Il convient tout d’abord de rappeler que les règles de passation des marchés publics reposent sur les principes de liberté d’accès auxdits marchés, d’égalité de traitement des candidats et de transparence des procédures. Par ailleurs, le cadre institutionnel « (…) repose sur le principe de la séparation des fonctions de passation, de contrôle et de régulation des marchés publics (…) », comme le précise l’article 6 de la loi n°2021-024 portant Code des marchés publics.

Trois organes distincts, aux missions complémentaires mais autonomes, interviennent dans ce cadre : les organes de passation (les CPMP), l’organe de contrôle a priori et a posteriori (la Commission nationale de contrôle des marchés publics – CNCMP) et l’organe de régulation (l’ARMP, dont dépend la CRD).

À cet égard, l’article 55 de la loi n°2021-024 précitée précise que : « (…) la saisine de la CRD entraîne une suspension immédiate de la procédure de passation (…) ». Cette disposition entraîne une suspension automatique de la procédure de passation, y compris de toute décision d’attribution, dès qu’un recours est formé devant la CRD, et ce, jusqu’à ce qu’elle se prononce sur le fond du dossier, mais « (…) les décisions de la CRD sont exécutoires et ont force contraignante pour les parties. Ces décisions sont définitives. Toutefois, elles peuvent faire l’objet d’un recours, qui n’a pas d’effet suspensif, devant la juridiction compétente. » précise l’article 19 du décret n°2022-085 relatif à l’ARMP.

Une troisième attribution

Pour mémoire, une première attribution provisoire le 15 janvier 2025 du marché à la société SOS NDD  pour un montant de 7,5 milliards MRO a été annulée par la CRD le 23 janvier 2025, à la suite de recours introduits par les sociétés SMTD et SOUDATRI, une seconde attribution au profit du même soumissionnaire, le 16 avril 2025 pour un montant de 6,9 milliards MRO opérée par la même CPMP, a également été annulée le 28 avril 2025 après de nouveaux recours introduits cette fois-ci par la même SMTD et le groupement ECOTI–SOCOBAT. Si les griefs du groupement ont été écartés, la CRD a estimé fondée la contestation de SMTD  et a annulé l’attribution et ordonné la reprise de l’évaluation des offres, l’attribution récemment intervenue constitue donc la troisième attribution, réalisée dans un contexte marqué par des contestations répétées et des irrégularités persistantes.

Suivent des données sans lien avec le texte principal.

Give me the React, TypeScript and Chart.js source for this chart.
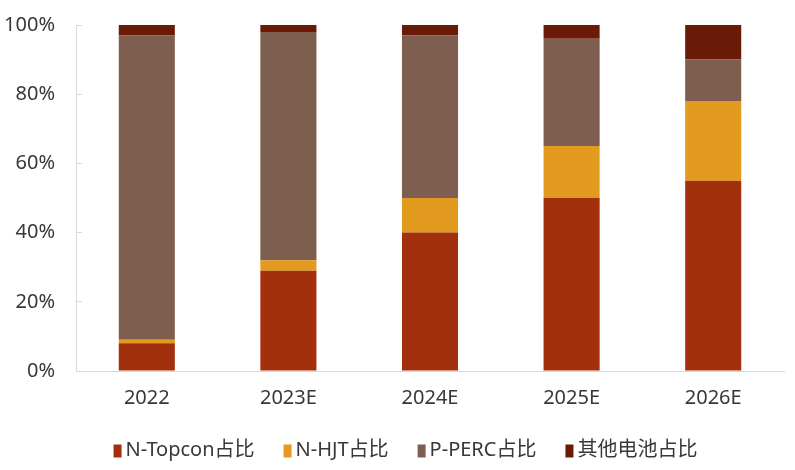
import React, { useEffect, useRef } from "react";
import { Chart, registerables } from "chart.js";

Chart.register(...registerables);

const categories = ["2022", "2023E", "2024E", "2025E", "2026E"];
const topcon = [8, 29, 40, 50, 55];
const hjt = [1, 3, 10, 15, 23];
const perc = [88, 66, 47, 31, 12];
const others = [3, 2, 3, 4, 10];
const seriesNames = ["N-Topcon占比", "N-HJT占比", "P-PERC占比", "其他电池占比"];
const yTicks = [0, 20, 40, 60, 80, 100];

const FONT = "'Noto Sans', 'Noto Sans CJK SC', sans-serif";
const TEXT = "#383838";
const AXIS = "#d9d9d9";

const legendPlugin = {
  id: "customLegend",
  afterDraw(chart: any) {
    const ctx = chart.ctx;
    const items = chart.data.datasets.map((d: any) => ({ label: d.label, color: d.backgroundColor }));
    ctx.save();
    ctx.font = `20px ${FONT}`;
    const boxW = 8;
    const boxH = 13;
    const gapBox = 4;
    const gapItem = 29;
    const widths = items.map((it: any) => boxW + gapBox + ctx.measureText(it.label).width);
    const total = widths.reduce((a: number, b: number) => a + b, 0) + gapItem * (items.length - 1);
    let x = chart.width / 2 + 8 - total / 2;
    const cy = chart.chartArea.bottom + 79;
    items.forEach((it: any, i: number) => {
      ctx.fillStyle = it.color;
      ctx.fillRect(x, cy - boxH / 2 + 1, boxW, boxH);
      ctx.fillStyle = TEXT;
      ctx.textBaseline = "middle";
      ctx.textAlign = "left";
      ctx.fillText(it.label, x + boxW + gapBox, cy);
      x += widths[i] + gapItem;
    });
    ctx.restore();
  },
};

export default function App() {
  const ref = useRef<HTMLCanvasElement | null>(null);
  useEffect(() => {
    document.body.style.margin = "0";
    const ctx = ref.current!;
    const colors = ["#A3300C", "#E29A1F", "#7E5E4E", "#6A1A06"];
    const chart = new Chart(ctx, {
      type: "bar",
      data: {
        labels: categories,
        datasets: [topcon, hjt, perc, others].map((d, i) => ({
          label: seriesNames[i],
          data: d,
          backgroundColor: colors[i],
          borderWidth: 0,
          categoryPercentage: 1,
          barPercentage: 0.396,
        })),
      },
      plugins: [legendPlugin],
      options: {
        animation: false,
        responsive: false,
        maintainAspectRatio: false,
        layout: { padding: { top: 25, right: 11, left: 0, bottom: 45 } },
        plugins: {
          tooltip: { enabled: false },
          legend: { display: false },
        },
        scales: {
          x: {
            stacked: true,
            grid: { display: false, drawTicks: false },
            border: { color: AXIS, width: 1 },
            ticks: { color: TEXT, font: { family: FONT, size: 20 }, padding: 15 },
          },
          y: {
            stacked: true,
            min: 0,
            max: 100,
            afterBuildTicks: (s: any) => {
              s.ticks = yTicks.map((v) => ({ value: v }));
            },
            grid: {
              display: true,
              drawOnChartArea: false,
              drawTicks: true,
              tickLength: -6,
              tickColor: AXIS,
            },
            border: { color: AXIS, width: 1 },
            ticks: {
              color: TEXT,
              font: { family: FONT, size: 20 },
              padding: 27,
              callback: (v: any) => v + "%",
            },
            afterFit: (s: any) => {
              s.width = 76;
              s.paddingTop = 12;
              s.paddingBottom = 12;
            },
          },
        },
      },
    });
    return () => chart.destroy();
  }, []);
  return (
    <div style={{ width: 795, height: 470, background: "#fff" }}>
      <canvas ref={ref} width={795} height={470} style={{ display: "block" }} />
    </div>
  );
}
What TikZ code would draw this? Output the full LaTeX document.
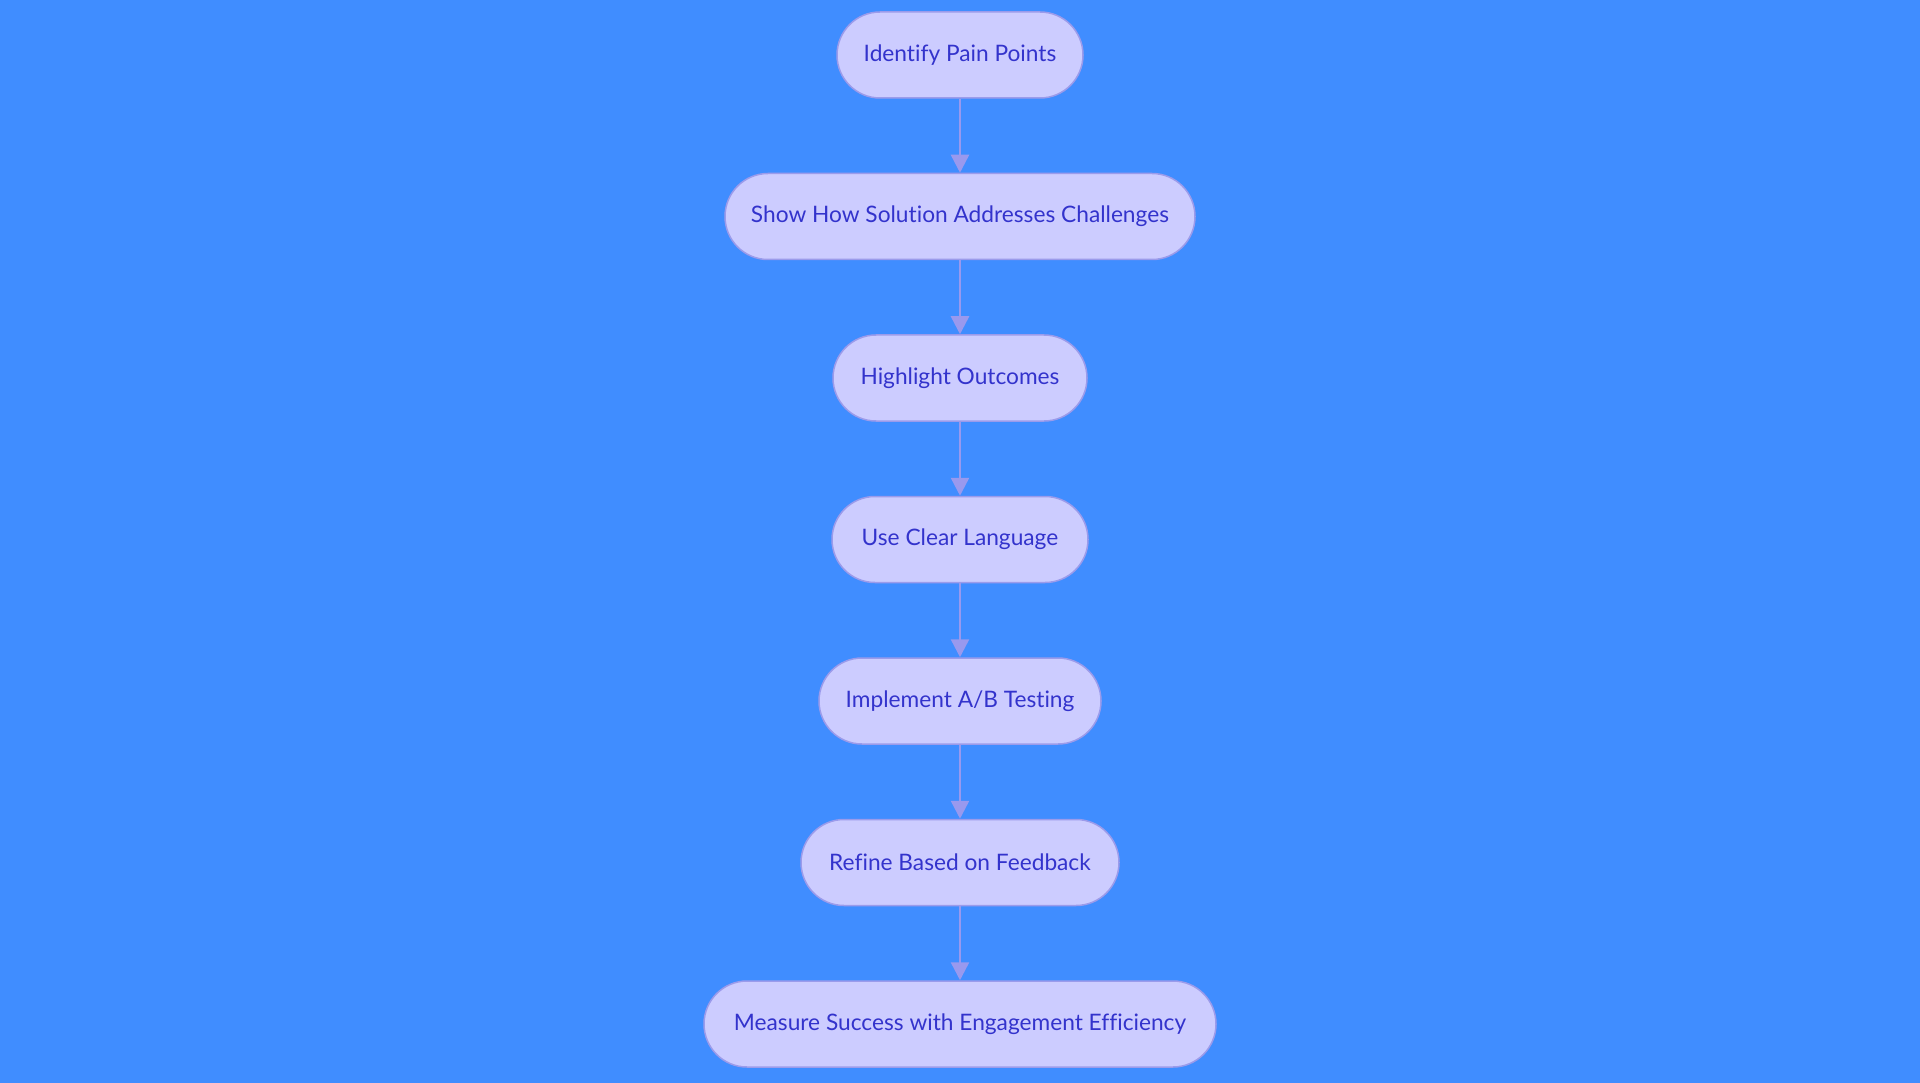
\documentclass[tikz,border=0pt]{standalone}
\usepackage{fontspec}
\setmainfont{Lato}[Ligatures={NoCommon}]
\usetikzlibrary{arrows.meta}
\definecolor{bg}{RGB}{64,141,255}
\definecolor{nodefill}{RGB}{204,204,255}
\definecolor{nodeline}{RGB}{155,155,235}
\definecolor{nodetext}{RGB}{51,51,204}
\definecolor{arrowcol}{RGB}{153,153,238}
\tikzset{
  stepnode/.style={draw=nodeline, line width=1.5pt, fill=nodefill, rounded corners=43pt,
    minimum height=86pt, inner sep=0pt, text=nodetext, font=\fontsize{22.7pt}{27pt}\selectfont},
  flow/.style={draw=arrowcol, line width=2.5pt, -{Triangle[width=18pt,length=18pt]}}
}
\begin{document}
\begin{tikzpicture}[x=1pt,y=-1pt]
\fill[bg] (0,0) rectangle (1920,1083);
\useasboundingbox (0,0) rectangle (1920,1083);
\node[stepnode, minimum width=246pt] (n1) at (960,55) {Identify Pain Points};
\node[stepnode, minimum width=470pt] (n2) at (960,216.5) {Show How Solution Addresses Challenges};
\node[stepnode, minimum width=254pt] (n3) at (960,378) {Highlight Outcomes};
\node[stepnode, minimum width=256pt] (n4) at (960,539.5) {Use Clear Language};
\node[stepnode, minimum width=282pt] (n5) at (960,701) {Implement A/B Testing};
\node[stepnode, minimum width=318pt] (n6) at (960,862.5) {Refine Based on Feedback};
\node[stepnode, minimum width=512pt] (n7) at (960,1024) {Measure Success with Engagement Efficiency};
\draw[flow] (n1) -- (n2);
\draw[flow] (n2) -- (n3);
\draw[flow] (n3) -- (n4);
\draw[flow] (n4) -- (n5);
\draw[flow] (n5) -- (n6);
\draw[flow] (n6) -- (n7);
\end{tikzpicture}
\end{document}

Le présent article vise à examiner, à la lumière du cadre juridique applicable, les dysfonctionnements ayant conduit à ce cycle récurrent d’attributions, de suspensions et d’annulations.

Il importe, en premier lieu, de préciser que les éléments sur lesquels s’appuie cet article proviennent exclusivement de sources disponibles en ligne, notamment les textes relatifs au Code des marchés publics, les documents types, ainsi que les décisions rendues par l’AC, la CPMP et la CRD, aucun de ces documents n’est frappé du sceau de la confidentialité, toutefois, les informations qu’ils contiennent ne permettent pas d’avoir une vision pleinement claire de la situation, certaines données étant éliminées par la CRD pour des raisons de confidentialité, comme le prévoit l’article 25 du décret n°2022-085 relatif à l’ARMP.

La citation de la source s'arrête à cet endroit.